Tag address generation (ADR_I[25..0]):
Bit | 25 | 24 | 23 | 22 | 21 | 20 | 19 | 18 | 17 | 16 | 15 | 14 | 13 | 12 | 11 | 10 | 9 | 8 | 7 | 6 | 5 | 4 | 3 | 2 | 1 | 0 |
Adr | T12 | T11 | T10 | T9 | T8 | T7 | T6 | T5 | T4 | T3 | T2 | T1 | T0 | L7 | L6 | L5 | L4 | L3 | L2 | L1 | L0 | W2 | W1 | W0 | SEL1 | SEL0 |
The Tag address sent from the processor on the Wishbone address bus consists of the following:
ADR_I[25..13] – TAG stored in separate Tag memory of the cache.
ADR_I[12..2] – address in the Data memory of the cache. Bits 12..5 select the cache line, while bits 4..2 select the word from that cache line.
ADR_I[1..0] – used to select the specific byte within the cache word.
The following image illustrates Data Memory organization in the cache when using 32-bit SDRAM memory.
Using the Cache with 16-bit Memory
The following table illustrates the generated tag address when using 16-bit SDRAM memory. A 64MB SDRAM device is used, giving a 26-bit Wishbone address bus.
Tag address generation (ADR_I[25..0]):
Bit | 25 | 24 | 23 | 22 | 21 | 20 | 19 | 18 | 17 | 16 | 15 | 14 | 13 | 12 | 11 | 10 | 9 | 8 | 7 | 6 | 5 | 4 | 3 | 2 | 1 | 0 |
Adr | T12 | T11 | T10 | T9 | T8 | T7 | T6 | T5 | T4 | T3 | T2 | T1 | T0 | L8 | L7 | L6 | L5 | L4 | L3 | L2 | L1 | L0 | W1 | W0 | SEL1 | SEL0 |
The Tag address sent from the processor on the Wishbone address bus consists of the following:
ADR_I[25..13] – TAG stored in separate Tag memory of the cache.
ADR_I[12..2] – address in the Data memory of the cache. Bits 12..4 select the cache line, while bits 3..2 select the word from that cache line.
ADR_I[1..0] – used to select the specific byte within the cache word.
The following image illustrates Data Memory organization in the cache when using 16-bit SDRAM memory.
Using the Cache with 8-bit Memory
The following table illustrates the generated tag address when using 8-bit SDRAM memory. A 64MB SDRAM device is used, giving a 26-bit Wishbone address bus.
Tag address generation (ADR_I[25..0]):
Bit | 25 | 24 | 23 | 22 | 21 | 20 | 19 | 18 | 17 | 16 | 15 | 14 | 13 | 12 | 11 | 10 | 9 | 8 | 7 | 6 | 5 | 4 | 3 | 2 | 1 | 0 |
Adr | T12 | T11 | T10 | T9 | T8 | T7 | T6 | T5 | T4 | T3 | T2 | T1 | T0 | L9 | L8 | L7 | L6 | L5 | L4 | L3 | L2 | L1 | L0 | W0 | SEL1 | SEL0 |
The Tag address sent from the processor on the Wishbone address bus consists of the following:
ADR_I[25..13] – TAG stored in separate Tag memory of the cache.
ADR_I[12..2] – address in the Data memory of the cache. Bits 12..3 select the cache line, while bit 2 selects the word from that cache line.

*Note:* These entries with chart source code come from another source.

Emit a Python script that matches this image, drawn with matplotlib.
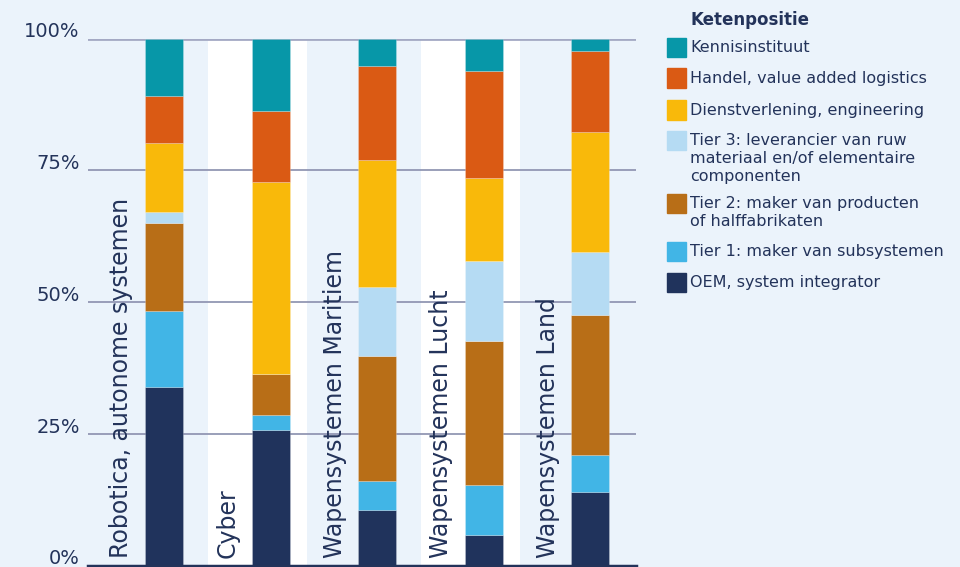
import matplotlib.pyplot as plt
from matplotlib.patches import Rectangle
from matplotlib.transforms import ScaledTranslation

# categories and series (percent of each bar)
categories = ['Robotica, autonome systemen', 'Cyber', 'Wapensystemen Maritiem',
              'Wapensystemen Lucht', 'Wapensystemen Land']

series_names = ['OEM, system integrator',
                'Tier 1: maker van subsystemen',
                'Tier 2: maker van producten\nof halffabrikaten',
                'Tier 3: leverancier van ruw\nmateriaal en/of elementaire\ncomponenten',
                'Dienstverlening, engineering',
                'Handel, value added logistics',
                'Kennisinstituut']

oem = [33.9, 25.8, 10.5, 5.8, 13.9]
tier1 = [14.4, 2.8, 5.5, 9.5, 7.2]
tier2 = [16.8, 7.8, 23.8, 27.4, 26.5]
tier3 = [2.0, 0.0, 13.0, 15.2, 11.9]
dienst = [13.1, 36.4, 24.2, 15.6, 22.8]
handel = [9.0, 13.5, 17.8, 20.4, 15.3]
kennis = [10.8, 13.7, 5.2, 6.1, 2.4]

yticks = [0, 25, 50, 75, 100]
ytick_labels = ['0%', '25%', '50%', '75%', '100%']

colors = ['#20335C', '#41B5E6', '#B86E17', '#B5DBF3', '#F9B90A', '#DA5A14', '#0797A8']
bg = '#EBF3FB'
navy = '#23335A'
grid = '#9297B3'

W, H = 960, 567
fig = plt.figure(figsize=(W / 100, H / 100), dpi=100, facecolor=bg)
ax = fig.add_axes([88 / W, 1.3 / H, (636 - 88) / W, (565.7 - 38.7) / H])
ax.set_facecolor(bg)

x = list(range(len(categories)))
ax.set_xlim(-0.714, 4.43)
ax.set_ylim(0, 100)

# white bands behind every other category
for i in (1, 3):
    ax.axvspan(i - 0.59, i + 0.34, color='white', zorder=0, lw=0)

for t in (25, 50, 75):
    ax.axhline(t, color=grid, lw=1.3, zorder=1)
ax.axhline(100, color='#A4A9C4', lw=2, zorder=1)

all_series = [oem, tier1, tier2, tier3, dienst, handel, kennis]
bottom = [0.0] * len(categories)
for vals, c in zip(all_series, colors):
    ax.bar(x, vals, width=0.357, bottom=bottom, color=c, zorder=2,
           edgecolor=(1, 1, 1, 0.25), linewidth=0.6)
    bottom = [b + v for b, v in zip(bottom, vals)]

ax.axhline(0, color=navy, lw=2.5, zorder=3, clip_on=False)

# category labels, rotated, left of each bar
for i, name in enumerate(categories):
    ax.text(i - 0.40, 1.4, name, rotation=90, ha='center', va='bottom',
            fontsize=17, color=navy, zorder=4)

for s in ax.spines.values():
    s.set_visible(False)
ax.set_xticks([])
ax.set_yticks(yticks)
ax.set_yticklabels(ytick_labels)
ax.tick_params(axis='y', length=0, pad=6, labelsize=14, labelcolor=navy)
# tick labels sit a little above their gridline
shift = ScaledTranslation(0, 0.088, fig.dpi_scale_trans)
for lab in ax.get_yticklabels():
    lab.set_transform(lab.get_transform() + shift)


# legend drawn by hand in pixel coordinates
def fx(px):
    return px / W


def fy(py):
    return 1 - py / H


fig.text(fx(690), fy(20), 'Ketenpositie', fontsize=12, fontweight='bold',
         color=navy, va='center', ha='left')

legend_y = [282.5, 251.5, 203.5, 140.5, 110, 78, 47.5]
for name, c, py in zip(series_names, colors, legend_y):
    fig.patches.append(Rectangle((fx(667), fy(py + 9.5)), 19 / W, 19 / H,
                                 transform=fig.transFigure, color=c))
    for k, line in enumerate(name.split('\n')):
        fig.text(fx(690), fy(py + 18 * k), line, fontsize=11.5, color=navy,
                 va='center', ha='left')

fig.savefig('out.png', dpi=100, facecolor=bg)
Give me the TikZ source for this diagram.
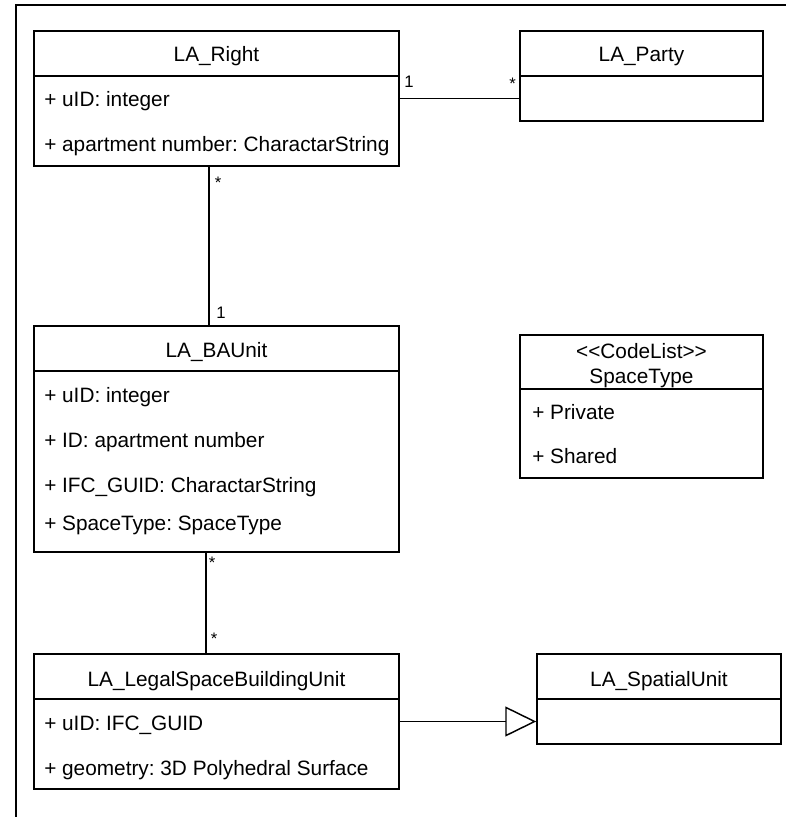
\documentclass[tikz,border=0pt]{standalone}
\usepackage{fontspec}
\setmainfont{Liberation Sans}
\usetikzlibrary{fit,arrows.meta}
\frenchspacing
\begin{document}
\begin{tikzpicture}[x=0.75pt,y=-0.75pt,
  box/.style={draw, line width=1.1pt, inner sep=0pt},
  divider/.style={line width=1.1pt},
  txt/.style={anchor=base west, inner sep=0pt, font=\fontsize{15.6}{18}\selectfont},
  ttl/.style={anchor=base, inner sep=0pt, font=\fontsize{15.6}{18}\selectfont},
  mult/.style={anchor=base west, inner sep=0pt, font=\fontsize{12.5}{14}\selectfont},
  conn/.style={line width=1.1pt},
  frame/.style={line width=1.5pt}]
\useasboundingbox (0,0) rectangle (786,817);
\draw[frame] (16,817) -- (16,5) -- (786,5);

% LA_Right
\node[box, fit={(34,31) (399,166)}] (right) {};
\draw[divider] (right.west |- 0,76) -- (right.east |- 0,76);
\node[ttl] (rightT) at (right.north |- 0,61.5) {LA\_Right};
\node[txt] (rightA1) at (44,106.7) {+ uID: integer};
\node[txt] (rightA2) at (44,151.7) {+ apartment number: CharactarString};

% LA_Party
\node[box, fit={(520,31) (763,121)}] (party) {};
\draw[divider] (party.west |- 0,76) -- (party.east |- 0,76);
\node[ttl] (partyT) at (party.north |- 0,62) {LA\_Party};

% LA_BAUnit
\node[box, fit={(34,326) (399,552)}] (ba) {};
\draw[divider] (ba.west |- 0,371) -- (ba.east |- 0,371);
\node[ttl] (baT) at (ba.north |- 0,357.7) {LA\_BAUnit};
\node[txt] (baA1) at (44,402.3) {+ uID: integer};
\node[txt] (baA2) at (44,447.3) {+ ID: apartment number};
\node[txt] (baA3) at (44,492.7) {+ IFC\_GUID: CharactarString};
\node[txt] (baA4) at (44,530) {+ SpaceType: SpaceType};

% SpaceType code list
\node[box, fit={(520,335) (763,478)}] (st) {};
\draw[divider] (st.west |- 0,389) -- (st.east |- 0,389);
\node[ttl] (stS) at (st.north |- 0,358.3) {<\kern0pt<CodeList>\kern0pt>};
\node[ttl] (stT) at (st.north |- 0,383.3) {SpaceType};
\node[txt] (stA1) at (532,419.3) {+ Private};
\node[txt] (stA2) at (532,463.3) {+ Shared};

% LA_LegalSpaceBuildingUnit
\node[box, fit={(34,654) (399,789)}] (legal) {};
\draw[divider] (legal.west |- 0,699) -- (legal.east |- 0,699);
\node[ttl] (legalT) at (legal.north |- 0,686) {LA\_LegalSpaceBuildingUnit};
\node[txt] (legalA1) at (44,730) {+ uID: IFC\_GUID};
\node[txt] (legalA2) at (44,775) {+ geometry: 3D Polyhedral Surface};

% LA_SpatialUnit
\node[box, fit={(537,654) (781,744)}] (spatial) {};
\draw[divider] (spatial.west |- 0,699) -- (spatial.east |- 0,699);
\node[ttl] (spatialT) at (spatial.north |- 0,686) {LA\_SpatialUnit};

% connectors
\draw[conn] (right.east) -- (right.east -| party.west);
\draw[conn] (right.south -| 209,0) -- (ba.north -| 209,0);
\draw[conn] (ba.south -| 206,0) -- (legal.north -| 206,0);
\draw[conn, -{Triangle[open, length=23.25pt, width=22.5pt, fill=white]}] (legal.east) -- (legal.east -| spatial.west);

% multiplicities
\node[mult] (m1) at (404,88) {1};
\node[mult] (m2) at (509,89.5) {*};
\node[mult] (m3) at (214.5,188) {*};
\node[mult] (m4) at (216,318) {1};
\node[mult] (m5) at (208.5,568) {*};
\node[mult] (m6) at (210.5,644) {*};
\end{tikzpicture}
\end{document}
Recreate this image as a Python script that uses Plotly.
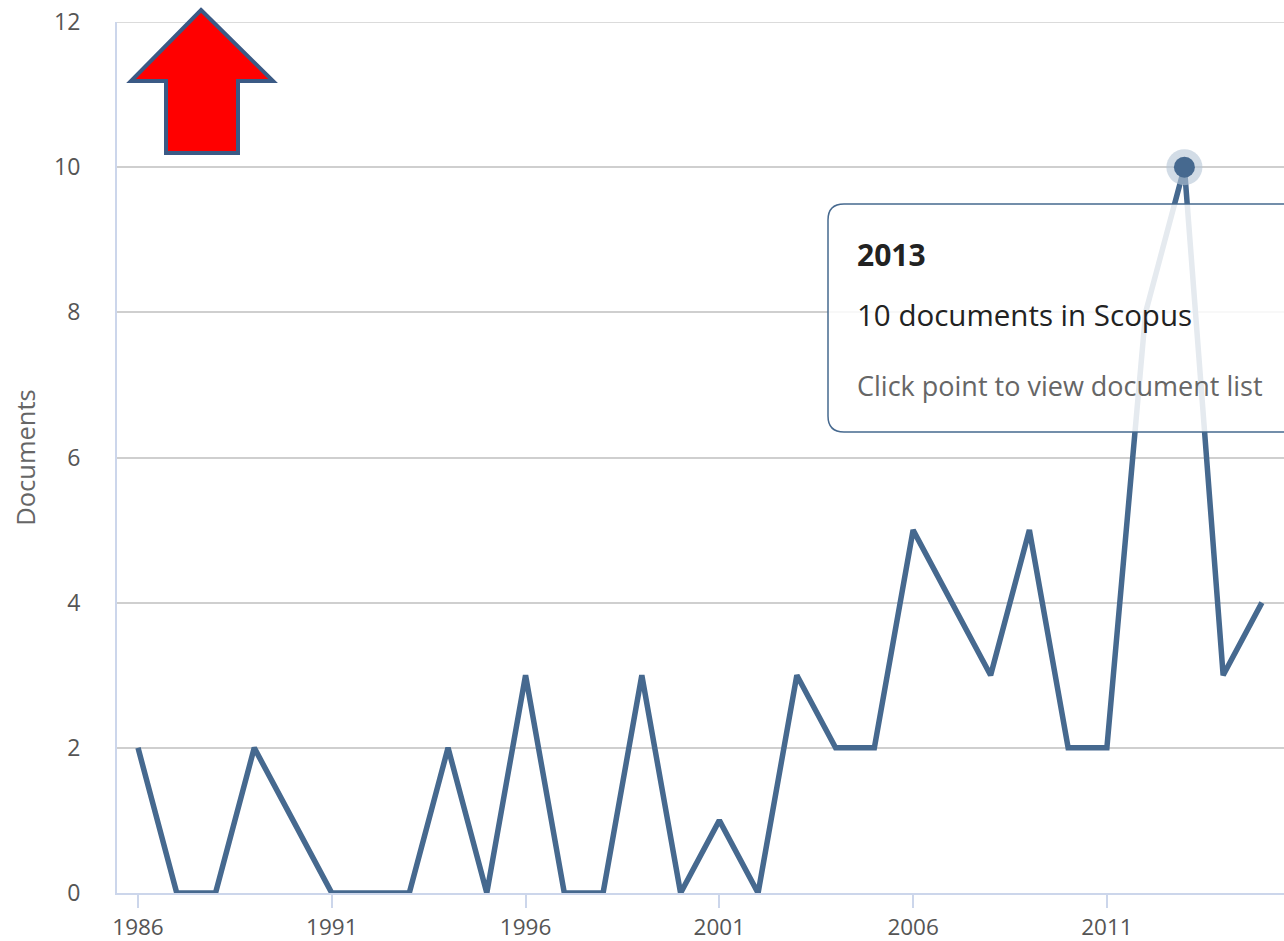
import plotly.graph_objects as go

# documents per year (Scopus)
years = list(range(1986, 2016))
docs = [2, 0, 0, 2, 1, 0, 0, 0, 2, 0,
        3, 0, 0, 3, 0, 1, 0, 3, 2, 2,
        5, 4, 3, 5, 2, 2, 8, 10, 3, 4]

hover_year = 2013
hover_docs = 10

y_ticks = [0, 2, 4, 6, 8, 10, 12]
x_ticks = [1986, 1991, 1996, 2001, 2006, 2011]

W, H = 1284, 941
L, R, T, B = 117, 0, 22, 48

line_col = '#46698f'
grid_col = '#cfcfcf'
font = 'Open Sans'


# screen pixel -> paper coords of the plot area
def px(x):
    return (x - L) / (W - L - R)


def py(y):
    return (H - B - y) / (H - T - B)


fig = go.Figure()

fig.add_trace(go.Scatter(x=years, y=docs, mode='lines',
                         line=dict(color=line_col, width=5.5),
                         hoverinfo='skip', showlegend=False))

# hovered point with halo
fig.add_trace(go.Scatter(x=[hover_year], y=[hover_docs], mode='markers',
                         marker=dict(size=36, color='rgba(180,196,214,0.6)'),
                         hoverinfo='skip', showlegend=False))
fig.add_trace(go.Scatter(x=[hover_year], y=[hover_docs], mode='markers',
                         marker=dict(size=21, color=line_col),
                         hoverinfo='skip', showlegend=False))

# top gridline (plotly drops gridlines sitting on the plot edge)
fig.add_shape(type='line', xref='paper', yref='y', x0=0, x1=1, y0=y_ticks[-1], y1=y_ticks[-1],
              line=dict(color=grid_col, width=1.5), layer='below')

# tooltip box (rounded, clipped at right edge)
x0, x1, y0, y1, r = 828, 1300, 204, 432, 16
path = (f'M {px(x0 + r)} {py(y0)} L {px(x1)} {py(y0)} L {px(x1)} {py(y1)} '
        f'L {px(x0 + r)} {py(y1)} Q {px(x0)} {py(y1)} {px(x0)} {py(y1 - r)} '
        f'L {px(x0)} {py(y0 + r)} Q {px(x0)} {py(y0)} {px(x0 + r)} {py(y0)} Z')
fig.add_shape(type='path', path=path, xref='paper', yref='paper',
              fillcolor='rgba(255,255,255,0.86)',
              line=dict(color=line_col, width=1.5), layer='above')

fig.add_annotation(x=px(855), y=py(254), xref='paper', yref='paper',
                   text='<b>2013</b>', showarrow=False, xanchor='left', yanchor='middle',
                   font=dict(family=font, size=30, color='#222222'))
fig.add_annotation(x=px(855), y=py(314), xref='paper', yref='paper',
                   text='10 documents in Scopus', showarrow=False, xanchor='left', yanchor='middle',
                   font=dict(family=font, size=29.5, color='#222222'))
fig.add_annotation(x=px(855), y=py(385), xref='paper', yref='paper',
                   text='Click point to view document list', showarrow=False,
                   xanchor='left', yanchor='middle',
                   font=dict(family=font, size=27, color='#666666'))

# red arrow
pts = [(201, 10), (273, 81), (238, 81), (238, 153), (166, 153), (166, 81), (131, 81)]
arrow = 'M ' + ' L '.join(f'{px(a)} {py(b)}' for a, b in pts) + ' Z'
fig.add_shape(type='path', path=arrow, xref='paper', yref='paper',
              fillcolor='#ff0000', line=dict(color='#3b5a85', width=4), layer='above')

fig.update_xaxes(range=[1985.458, 2015.57], tickvals=x_ticks, automargin=False,
                 ticklabeloverflow='allow',
                 showgrid=False, zeroline=False,
                 showline=True, linecolor='#ccd6eb', linewidth=2,
                 ticks='outside', ticklen=13, tickwidth=2, tickcolor='#ccd6eb',
                 tickfont=dict(family=font, size=22.5, color='#555555'))
fig.update_yaxes(range=[0, 12], tickvals=y_ticks, automargin=False,
                 ticklabeloverflow='allow',
                 showgrid=True, gridcolor=grid_col, gridwidth=1.5, zeroline=False,
                 showline=True, linecolor='#ccd6eb', linewidth=2,
                 ticklabelstandoff=30,
                 tickfont=dict(family=font, size=23, color='#555555'),
                 title=dict(text='Documents', standoff=11,
                            font=dict(family=font, size=25.5, color='#666666')))

fig.update_layout(width=W, height=H, margin=dict(l=L, r=R, t=T, b=B),
                  plot_bgcolor='white', paper_bgcolor='white', showlegend=False)

# drop the default page margin so the figure sits at the window origin
fig.write_html('out.html', config={'displayModeBar': False},
               post_script="document.body.style.margin='0';document.body.style.overflow='hidden';")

ADR_I[1..0] – used to select the specific byte within the cache word.
The following image illustrates Data Memory organization in the cache when using 8-bit SDRAM memory.
Refresh Rate
When configuring any of the memory controller peripherals to provide an SDRAM Controller interface, the refresh rate is specified using the Refresh Rate option.
Select the refresh rate as required, in accordance with the type of physical SDRAM memory device you are connecting to:
- Standard – standard devices are refreshed at 7.81us interval.
- Automotive – automotive-grade devices are refreshed at 1.95us interval.